January 14th, 2011 / 6:39 am

Isaac Bashevis Singer on Translation

The fact that I don’t have as many readers in Yiddish as I would have liked to have bothers me. It’s not good that a language is going downhill instead of up. I would like Yiddish to bloom and flower just as the Yiddishists say it does bloom and flower. But as far as translation is concerned, naturally every writer loses in translation, particularly poets and humorists. Also writers whose writing is tightly connected to folklore are heavy losers. In my own case, I think I am a heavy loser. But then lately I have assisted in the translating of my works, and knowing the problem, I take care that I don’t lose too much. The problem is that it’s very hard to find a perfect equivalent for an idiom in another language. But then it’s also a fact that we all learned our literature through translation. Most people have studied the Bible only in translation, have read Homer in translation, and all the classics. Translation, although it does do damage to an author, it cannot kill him: if he’s really good, he will come out even in translation.
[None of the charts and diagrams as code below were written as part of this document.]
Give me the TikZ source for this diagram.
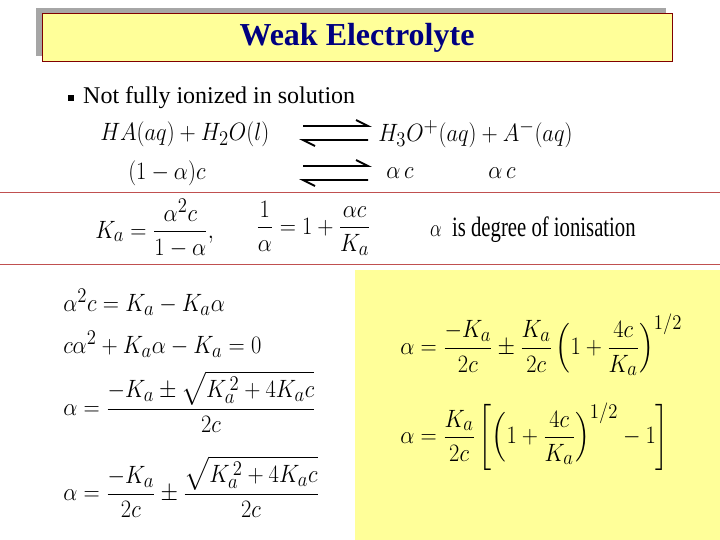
\documentclass[tikz,border=0pt]{standalone}
\usepackage{fontspec}
\setmainfont{Liberation Serif}
\usepackage{amsmath,amssymb}
\definecolor{ltyellow}{RGB}{255,255,153}
\definecolor{darkred}{RGB}{128,0,0}
\definecolor{navy}{RGB}{0,0,128}
\definecolor{rule}{RGB}{192,80,80}
\begin{document}
\begin{tikzpicture}[x=1pt,y=-1pt,
  txt/.style={anchor=west,inner sep=0pt,font=\fontsize{24}{28}\selectfont},
  eq/.style={anchor=west,inner sep=0pt,font=\fontsize{19}{23}\selectfont,xscale=1.3,yscale=1.45},
  eqarrow/.style={line width=1.8pt}]
\useasboundingbox (0,0) rectangle (720,540);
\fill[white] (0,0) rectangle (720,540);
\fill[gray!70] (36,8) rectangle (666,56);
\draw[fill=ltyellow,draw=darkred] (42,13) rectangle (672,61);
\node[font=\fontsize{32}{36}\selectfont\bfseries,text=navy] (title) at (357,38) {Weak Electrolyte};
\draw[rule] (0,192) -- (720,192);
\draw[rule] (0,264) -- (720,264);
\fill[ltyellow] (355,270) rectangle (720,540);
\node[txt] (b) at (68,98) {\raisebox{3pt}{\rule{6pt}{6pt}}\hspace{9pt}Not fully ionized in solution};
\node[eq] (r1) at (100,134) {$HA(aq)+H_2O(l)$};
\node[eq] (p1) at (378,134) {$H_3O^+(aq)+A^-(aq)$};
\node[eq] (r2) at (128,173) {$(1-\alpha)c$};
\node[eq] (p2) at (386,173) {$\alpha\, c$};
\node[eq] (p3) at (488,173) {$\alpha\, c$};
\coordinate (a1) at (303,126); \coordinate (a2) at (368,126);
\coordinate (a3) at (303,140); \coordinate (a4) at (368,140);
\draw[eqarrow] (a1) -- (a2) -- ++(-12,-6);
\draw[eqarrow] (a4) -- (a3) -- ++(12,6);
\coordinate (c1) at (303,166); \coordinate (c2) at (368,166);
\coordinate (c3) at (303,180); \coordinate (c4) at (368,180);
\draw[eqarrow] (c1) -- (c2) -- ++(-12,-6);
\draw[eqarrow] (c4) -- (c3) -- ++(12,6);
\node[eq] (ka) at (95,228) {$K_a=\dfrac{\alpha^2c}{1-\alpha},$};
\node[eq] (inv) at (256,228) {$\dfrac{1}{\alpha}=1+\dfrac{\alpha c}{K_a}$};
\node[txt,font=\fontsize{28}{32}\selectfont] (deg) at (430,230) {\scalebox{0.74}[1]{$\alpha$\ \ is degree of ionisation}};
\node[eq] (l1) at (63,302) {$\alpha^2c=K_a-K_a\alpha$};
\node[eq] (l2) at (63,344) {$c\alpha^2+K_a\alpha-K_a=0$};
\node[eq] (l3) at (63,402) {$\alpha=\dfrac{-K_a\pm\sqrt{K_a^{\,2}+4K_ac}}{2c}$};
\node[eq] (l4) at (63,487) {$\alpha=\dfrac{-K_a}{2c}\pm\dfrac{\sqrt{K_a^{\,2}+4K_ac}}{2c}$};
\node[eq] (r3) at (400,345) {$\alpha=\dfrac{-K_a}{2c}\pm\dfrac{K_a}{2c}\left(1+\dfrac{4c}{K_a}\right)^{1/2}$};
\node[eq] (r4) at (400,437) {$\alpha=\dfrac{K_a}{2c}\left[\left(1+\dfrac{4c}{K_a}\right)^{1/2}-1\right]$};
\end{tikzpicture}
\end{document}
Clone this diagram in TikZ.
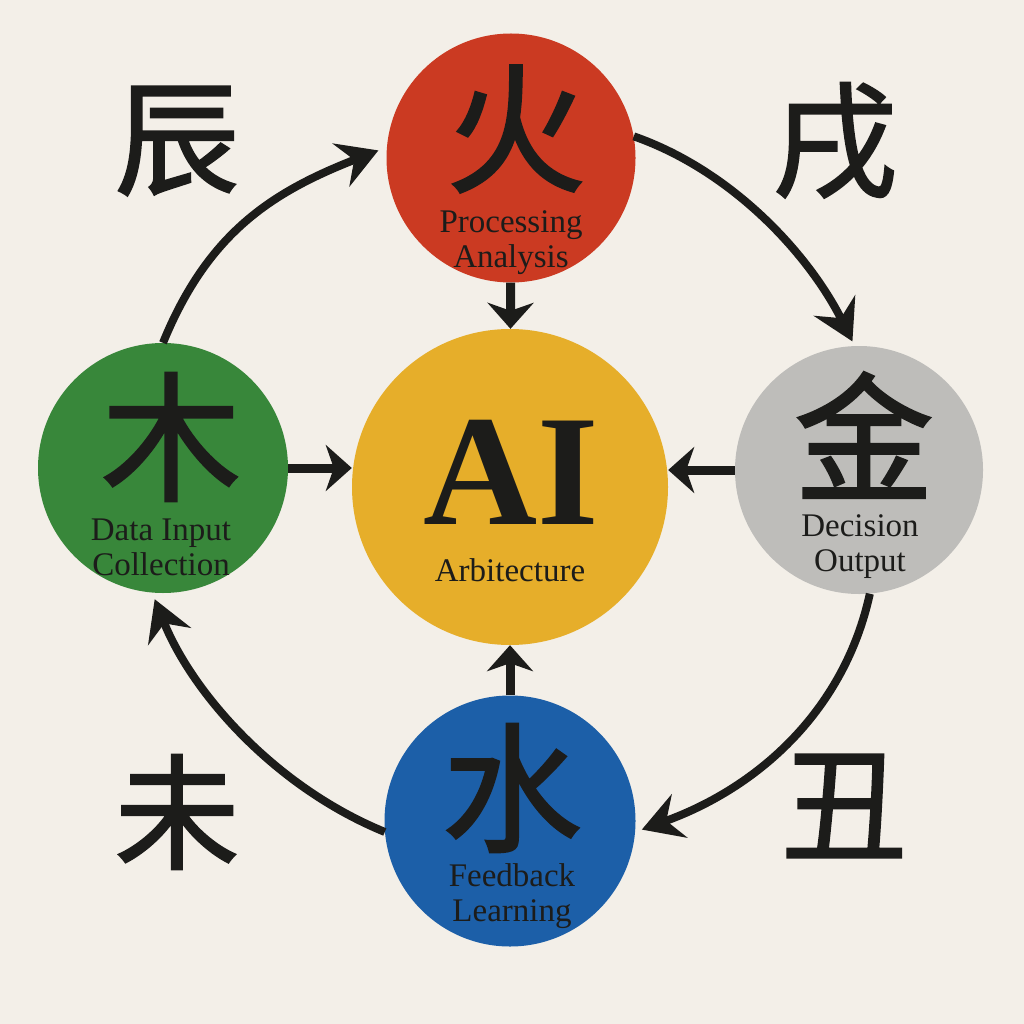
\documentclass[tikz,border=0pt]{standalone}
\usepackage{fontspec}
\setmainfont{Liberation Serif}
\newfontfamily\cjk{Noto Sans CJK SC}[FakeBold=1.6]
\usetikzlibrary{arrows.meta,calc}
\definecolor{bg}{HTML}{F3EFE8}
\definecolor{ink}{HTML}{1C1C1A}
\definecolor{redc}{HTML}{CB3A22}
\definecolor{greenc}{HTML}{38873A}
\definecolor{grayc}{HTML}{BEBDBA}
\definecolor{bluec}{HTML}{1C5FA8}
\definecolor{yellowc}{HTML}{E6AE2A}
\begin{document}
\begin{tikzpicture}[x=1pt,y=-1pt,
  disc/.style={circle,inner sep=0pt,minimum size=#1},
  hanzi/.style={font=\cjk\fontsize{140}{140}\selectfont,text=ink,inner sep=0pt},
  corner/.style={font=\cjk\fontsize{125}{125}\selectfont,text=ink,inner sep=0pt},
  lbl/.style={font=\fontsize{33}{35}\selectfont,align=center,text=ink,inner sep=0pt},
  arcarrow/.style={draw=ink,line width=8pt,-{Stealth[length=40pt,width=46pt,inset=14pt]}},
  link/.style={draw=ink,line width=9pt,-{Stealth[length=26pt,width=46pt,inset=8pt]}}]
\fill[bg] (0,0) rectangle (1024,1024);
\useasboundingbox (0,0) rectangle (1024,1024);
% discs
\node[disc=316pt,fill=yellowc] (ai) at (510,487) {};
\node[disc=249pt,fill=redc] (fire) at (511,158) {};
\node[disc=250pt,fill=greenc] (wood) at (163,468) {};
\node[disc=248pt,fill=grayc] (metal) at (859,470) {};
\node[disc=251pt,fill=bluec] (water) at (510,821) {};
% cycle arcs
\draw[arcarrow,shorten >=9pt] (wood.north) .. controls ($(wood.north)+(45,-110)$) and ($(fire.175)+(-115,45)$) .. (fire.175);
\draw[arcarrow,shorten >=5pt] (fire.10) .. controls ($(fire.10)+(100,35)$) and ($(metal.92)+(-45,-90)$) .. (metal.92);
\draw[arcarrow,shorten >=7pt] (metal.-85) .. controls ($(metal.-85)+(-25,115)$) and ($(water.-5)+(125,-45)$) .. (water.-5);
\draw[arcarrow,shorten >=7pt] (water.185) .. controls ($(water.185)+(-110,-45)$) and ($(wood.-95)+(40,100)$) .. (wood.-95);
% links to centre
\draw[link] (fire) -- (ai);
\draw[link] (wood.east) -- (wood.east -| ai.west);
\draw[link] (metal.west) -- (metal.west -| ai.east);
\draw[link] (water) -- (ai);
% glyphs
\node[hanzi] (fireg) at (516,129) {火};
\node[hanzi] (woodg) at (171,437) {木};
\node[hanzi] (metalg) at (864,435) {金};
\node[hanzi] (waterg) at (512,788) {水};
\node[font=\bfseries\fontsize{158}{158}\selectfont,text=ink,inner sep=0pt] (aig) at (511,472) {AI};
% labels
\node[lbl] (firel) at (511,243) {Processing\\Analysis};
\node[lbl] (woodl) at (161,547) {Data Input\\Collection};
\node[lbl] (metall) at (860,547) {Decision\\Output};
\node[lbl] (waterl) at (512,896) {Feedback\\Learning};
\node[lbl] (ail) at (510,570) {Arbitecture};
% corner characters
\node[corner] (c1) at (177,141) {辰};
\node[corner] (c2) at (835,141) {戌};
\node[corner] (c3) at (177,812) {未};
\node[corner] (c4) at (844,806) {丑};
\end{tikzpicture}
\end{document}
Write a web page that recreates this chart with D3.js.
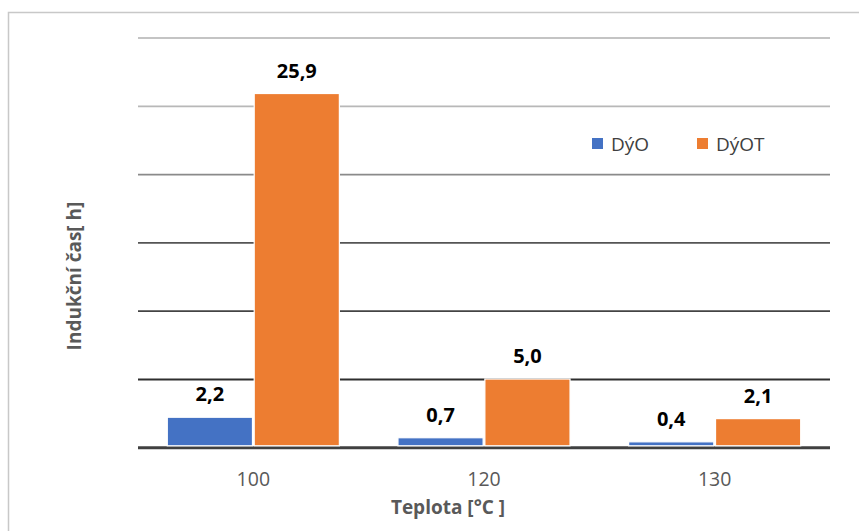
<!DOCTYPE html>
<html><head><meta charset="utf-8">
<script src="https://cdn.jsdelivr.net/npm/d3@7"></script>
<style>body{margin:0;background:#fff}svg{display:block;font-family:"Open Sans",sans-serif}</style>
</head><body><svg id="c" width="859" height="531"></svg>
<script>
const categories = ["100", "120", "130"];
const seriesNames = ["DýO", "DýOT"];
const dyo = [2.2, 0.7, 0.4];
const dyot = [25.9, 5.0, 2.1];
const yTicks = [0, 5, 10, 15, 20, 25, 30];

const colors = {"DýO": "#4472C4", "DýOT": "#ED7D31"};
const gridColors = ["#404040", "#2e2e2e", "#444", "#555", "#8a8a8a", "#b8b8b8", "#c4c4c4"];
const svg = d3.select("#c");
const m = {left: 138, right: 29, top: 37.5, bottom: 83.7};
const W = 859, H = 531;

// outer chart border
svg.append("rect").attr("x", 8.5).attr("y", 12.5).attr("width", 900).attr("height", 600)
  .attr("fill", "none").attr("stroke", "#c8c8c8").attr("stroke-width", 1.5);

const x0 = d3.scaleBand().domain(categories).range([m.left, W - m.right]).padding(0);
const bw = x0.bandwidth();
const x1 = d3.scaleBand().domain(seriesNames).range([bw * 0.127, bw * 0.873]).paddingInner(0.02);
const y = d3.scaleLinear().domain([0, 30]).range([H - m.bottom, m.top]);

// gridlines
const grid = svg.append("g").attr("transform", `translate(${m.left},0)`)
  .call(d3.axisLeft(y).tickValues(yTicks).tickSize(-(W - m.right - m.left)).tickFormat(""));
grid.select(".domain").remove();
grid.selectAll(".tick line").attr("stroke", (d, i) => gridColors[i])
  .attr("stroke-width", d => d === 0 ? 3 : 1.8);

const data = categories.map((c, i) => ({cat: c, vals: [{s: "DýO", v: dyo[i]}, {s: "DýOT", v: dyot[i]}]}));
const groups = svg.append("g").selectAll("g").data(data).join("g")
  .attr("transform", d => `translate(${x0(d.cat)},0)`);
groups.selectAll("rect").data(d => d.vals).join("rect")
  .attr("x", d => x1(d.s)).attr("width", x1.bandwidth())
  .attr("y", d => y(d.v)).attr("height", d => y(0) - 1.5 - y(d.v))
  .attr("fill", d => colors[d.s]).attr("stroke", "#fff").attr("stroke-width", 1.2);
groups.selectAll("text").data(d => d.vals).join("text")
  .attr("x", d => x1(d.s) + x1.bandwidth() / 2).attr("y", d => y(d.v) - 16)
  .attr("text-anchor", "middle").attr("font-weight", 700).attr("font-size", 20).attr("fill", "#000")
  .text(d => d3.format(".1f")(d.v).replace(".", ","));

// x axis labels
const xa = svg.append("g").attr("transform", `translate(0,${H - m.bottom})`)
  .call(d3.axisBottom(x0).tickSize(0).tickPadding(0));
xa.select(".domain").remove();
xa.selectAll("text").attr("font-family", "Open Sans").attr("font-size", 19.5).attr("fill", "#595959")
  .attr("dy", 0).attr("y", 39);

// axis titles
svg.append("text").attr("x", 448).attr("y", 514).attr("text-anchor", "middle")
  .attr("font-weight", 700).attr("font-size", 19).attr("fill", "#595959").text("Teplota [°C ]");
svg.append("text").attr("transform", "translate(81,276) rotate(-90)").attr("text-anchor", "middle")
  .attr("font-weight", 700).attr("font-size", 19).attr("fill", "#595959").text("Indukční čas[ h]");

// legend
const legX = [592, 697];
const leg = svg.append("g").selectAll("g").data(seriesNames).join("g")
  .attr("transform", (d, i) => `translate(${legX[i]},138)`);
leg.append("rect").attr("width", 11).attr("height", 11).attr("fill", d => colors[d]);
leg.append("text").attr("x", 19).attr("y", 12.5).attr("font-size", 19).attr("fill", "#404040").text(d => d);
</script></body></html>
And I have seen it in my own case. Also, translation helps me in a way. Because I go through my writings again and again while I edit the translation and work with the translator, and while I am doing this I see all the defects of my writing. Translation has helped me avoid pitfalls which I might not have avoided if I had written the work in Yiddish and published it and not been forced because of the translation to read it again.

Read the rest at the Paris Review.


  1. Lucas Cunha

      Damn right!

  2. NLY

      Brings to mind two books on the subject worth reading: Edith Grossman’s “Why Translation Matters” and George Steiner’s “After Babel,” with the latter being the beast to the former’s beauty.